Single Review: Scrounge – Purpose

The history of two-person music acts is a tombola galaxy of the sublime, the ridiculous, the stunning and the rambunctious. From the crimplene seventies to the digital noughties they have come in all shapes and sizes from the crooners: Peters and Lee and The Carpenters to the poppy: Ting Tings and Honeyblood, the out and out rockers: Deap Vally and Death From Above 1979 and the pared down: White Stripes and Diet Cig. Scrounge are on the cusp of rock and pared down but also, I hope, on the cusp of great things.

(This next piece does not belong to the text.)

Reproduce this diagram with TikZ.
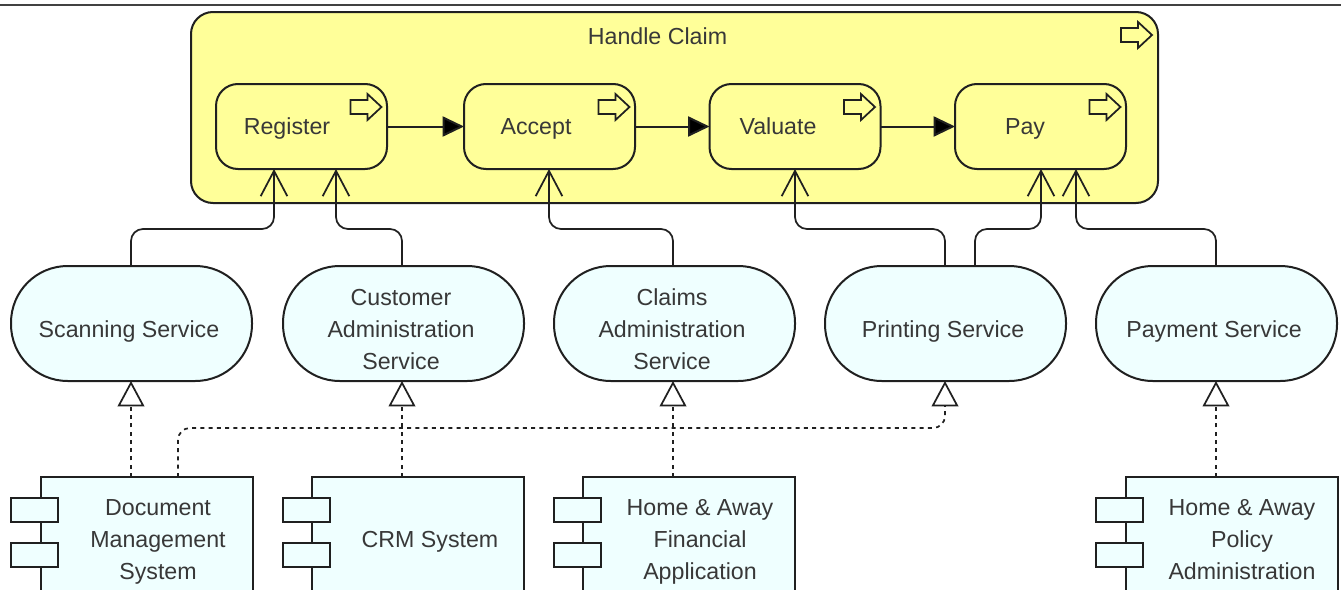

Scrounge are made up of Lucy and Luke (no surnames given) who met at London’s Goldsmiths College and coalesced into Fame Throwa Records, a DIY arts scene and music collective. Listening back to earlier releases I could hear their evolution; flexing musical muscles and testing out the glorious limitations of two instruments. You have to be way more creative when you have less marble to tease out your art. The Brace EP has a nervous edge and both this and ‘Crimson‘ have the feel of The Cure’s early 1980’s menace.  On ‘Etch‘ you can start to see their sound taking shape: what starts as rolling low-key indie explodes half way through into wall of sound that, if it was in a film, would accompany startled birds exploding into flight out of the trees.

Purpose‘ starts with rumbling floor toms and a low guitar riff punctuated by percussive bursts from both. This is a febrile song that initially prowls and skulks and keeps to the shadows until the guitar flares up with a discordant arc-light of a riff. The mood of ‘Purpose’ is one of sketchy estates, the imminent threat of things kicking off or the lights being out in an underpass. The repetitive lyric of “There’s no purpose” permeates the song like a world-weary mantra but by the end of the song it’s a cry over a hurricane of cascading drums, guitar and vocals. There’s one final refrain from the angular riff and we’re out; breathless and dazed but exhilarated that we survived the storm.

‘Purpose’ is like the Sex Pistols ‘No Fun’ reinvented for the modern age. But unlike the insincere snarl of the Pistols, Scrounge seem to really ‘mean it man’. This song is part of what I see as a modern nihilism where non-mainstream music is fuelled by a cynicism for the world today.  Scrounge is a very evocative band name; it suggests a number of things like not having enough: money, opportunity?, needing more: engagement, accountability, empathy? but I don’t think Lucy and Luke will have to try too hard to beg, borrow or steal the audience they deserve.